La femme du boucher est le titre d’une nouvelle relatant l’amitié entre Delphine, femme d’origine polonaise qui vit avec son père, un alcoolique coriace et Eva, la femme du boucher, un couple allemand. La seconde, qui noue avec la première une relation amicale, forte d’emblée, plus que de subordination, même si elle l’embauche au magasin, devient un sujet d’admiration, un modèle, un exemple de réussite, de maîtrise de soi, d’équilibre, qui pourtant succombera à la souffrance quand la maladie la terrassera.
Cette nouvelle apparaît comme une succession d’évènements, de faits,  d’anecdotes, bien plus qu’une exposition ou une analyse de sentiments, et pourtant apparaissent en filigrane, en permanence, les manifestations tacites d’une amitié sincère et profonde.
Dans une autre nouvelle puisée dans le monde indien à différentes époques, titrée Le châle, Aanakwad, mariée à un homme qu’elle n’aime pas, et dont elle a deux enfants, une fille de neuf ans et un garçon de cinq ans, est amoureuse d’un homme qui vit de l’autre côté du lac, et qui lui a donné un troisième enfant. À la naissance de ce bébé, elle part avec l’oncle de son amant pour retrouver ce dernier, et prend avec son elle son bébé et sa fille, cette dernière toujours enveloppée dans un châle écossais dont elle ne sépare pas. Le garçon veut être de l’équipée et suit le chariot, mais des loups s’en approchent, affamés. Le père qui pressent alors un malheur ramène le garçon à la maison, et va sur les traces du chariot. Il voit des restes humains et le châle… Branchée sur cette nouvelle, l’histoire d’un homme, toujours saoul, veuf, trois enfants, peut-être victime des bouleversements qu’ont subis les Indiens de la part du gouvernement.

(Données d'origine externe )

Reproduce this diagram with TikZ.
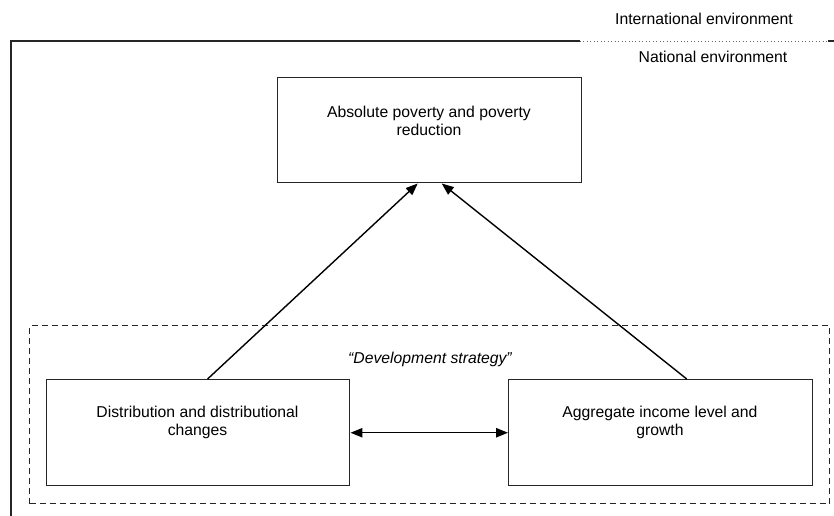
\documentclass[tikz,border=0pt]{standalone}
\usepackage{fontspec}
\setmainfont{Liberation Sans}
\usetikzlibrary{arrows.meta}
\begin{document}
\begin{tikzpicture}[x=0.75pt,y=-0.75pt,
  box/.style={draw=black!85, line width=1.1pt, minimum width=#1, inner sep=0pt, anchor=north west},
  lbl/.style={font=\fontsize{11.8}{13.6}\selectfont, align=center, inner sep=0pt},
  arr/.style={line width=1.05pt, -{Triangle[length=9pt,width=7pt]}},
  darr/.style={line width=1.05pt, {Triangle[length=9pt,width=7pt]}-{Triangle[length=9pt,width=7pt]}}
]
\useasboundingbox (0,0) rectangle (834,515);
% outer frame
\coordinate (fbl) at (11,518);
\coordinate (ftl) at (11,41);
\coordinate (fmid) at (580,41);
\coordinate (fdot) at (828,41);
\coordinate (fend) at (834,41);
\draw[line width=1.2pt, black!85] (fbl) -- (ftl) -- (fmid);
\draw[line width=0.6pt, black!60, dotted] (fmid) -- (fdot);
\draw[line width=1.2pt, black!85] (fdot) -- (fend);
\node[lbl] (intl) at (704,19) {International environment};
\node[lbl] (natl) at (713,57) {National environment};
% dashed strategy box
\node[draw=black!85, line width=1.05pt, dash pattern=on 4.5pt off 3pt, minimum width=800*0.75pt, minimum height=178*0.75pt, inner sep=0pt, anchor=north west] (strat) at (29,325) {};
\node[lbl, font=\fontsize{11.8}{13.6}\selectfont\itshape] (stratlbl) at (430,359) {“Development strategy”};
% boxes
\node[box=304*0.75pt, minimum height=105*0.75pt] (top) at (277,77) {};
\node[lbl] (toplbl) at (429,121) {Absolute poverty and poverty\\reduction};
\node[box=303*0.75pt, minimum height=106*0.75pt] (dist) at (46,379) {};
\node[lbl] (distlbl) at (197.5,422) {Distribution and distributional\\changes};
\node[box=304*0.75pt, minimum height=106*0.75pt] (agg) at (508,379) {};
\node[lbl] (agglbl) at (660,422) {Aggregate income level and\\growth};
% arrows
\draw[arr] ([xshift=7pt]dist.north) -- ([xshift=-9pt]top.south);
\draw[arr] ([xshift=19.5pt]agg.north) -- ([xshift=9pt]top.south);
\draw[darr] (dist.east) -- (agg.west);
\end{tikzpicture}
\end{document}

Un jour que son aîné, habitué à être battu, se retourne contre son père, celui-ci qui, dans la rixe, tente de protéger un morceau de châle écossais vieilli, dit à son fils : « Sais-tu que j’avais une sœur ? » et raconte la fuite de sa mère et la mort de sa sœur aînée, sacrifiée par sa mère pour éloigner les loups. Dans un élan moraliste et se fondant sur les qualités de bonté et d’altruisme caractérisant étrangement le peuple de leur tribu, le fils émet l’hypothèse du sacrifice de sa personne par la sœur. C’est très fort.